One Sunday when Mary seems especially distracted, Atlas decides to give her a taste of her own medicine and follows her for the day. He asks Jordan for one of the ear mics, then drops it into Mary’s bag and takes the handheld tracker in his own. After she slips out the door, he traces her steps for miles until the tracker flashes red at a trash can, where it seems Mary placed the ear piece to prevent him from following her.

She is determined not to reveal her secret, but so is Atlas, and every Sunday after that, it becomes their little game. Atlas is the cat and Mary is the mouse, though a very clever, secretive mouse at that, and he never manages to get more than half an hour into the chase before she foils it and goes on her way.

And so the newest, most technologically advanced tracker is born: the Mini-Mic Tracker 2014. Jordan creates it just for Atlas, and sets the reveal date for a Saturday afternoon when Mary leaves the apartment to run errands. All week they have been exchanging secret folders with plans and hiding their notes beneath the other person’s pillow, while Mary has seemed oblivious to their plotting.

When Saturday finally arrives, Max decorates the stand with a red velvet curtain, which he whooshes off like a game show contestant as soon as Mary leaves.

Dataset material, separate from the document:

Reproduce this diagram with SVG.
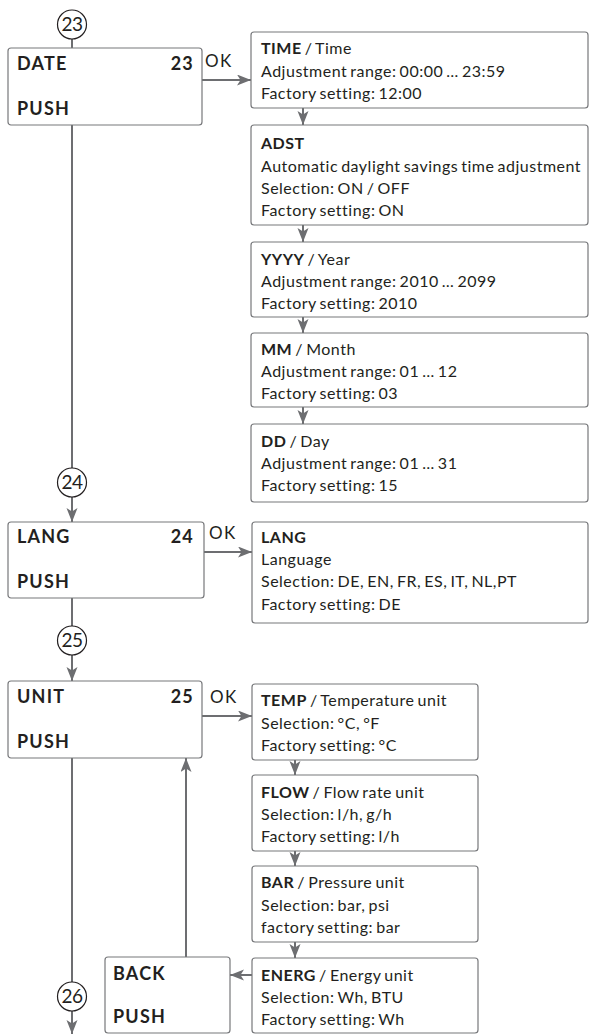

“Behold,” Max says in a deep, Oz-like voice, “the Mini-Mic Tracker 2014.”

Atlas moves closer to the stand. “Where is it?”

Jordan points to the middle of the glass stand. Atlas leans in to get a better look, and he can just make out a black dot smaller than a pencil point.

“Wow.” He moves to pick it up.

“Don’t touch it!” Jordan yells, physically blocking Atlas from his new baby. “It’s very fragile, and if you drop it, it could take days to find. Plus, this baby’s worth like a million dollars. Here.” Jordan thrusts special tweezers into Atlas’s hand. “These become magnetic when you squeeze them, and demagnetize when you let go. That way, you can attach the Mini-Mic easily and remove it only by using these tweezers once she gets back. Remember, if you want to hear what she’s saying, you have to be within a mile.”

***

While Mary sleeps on Saturday night, Atlas sneaks into her room to attach the tracker to the bottom of her purse. She looks so peaceful when she sleeps, so childlike, that Atlas can finally see the resemblance between the Mary he knew as a kid and the relentless captain of their undercover missions. She must work hard to suppress it, to put on the strong front of a leader, but deep down, she has her own misgivings.

The next day, Mary hefts her purse onto her shoulder and heads out the door in her white dress and black sandals. Atlas follows a few blocks behind, then gets on the metro at Farragut North and takes the red line with Mary to Silver Springs, Maryland. Through the glass between their cars, he sees something he would never have predicted: Mary reading a book. She looks almost normal as she sits with her back to his prying gaze and lazily flips through the pages, just an average girl taking an average ride on a beautiful Sunday afternoon.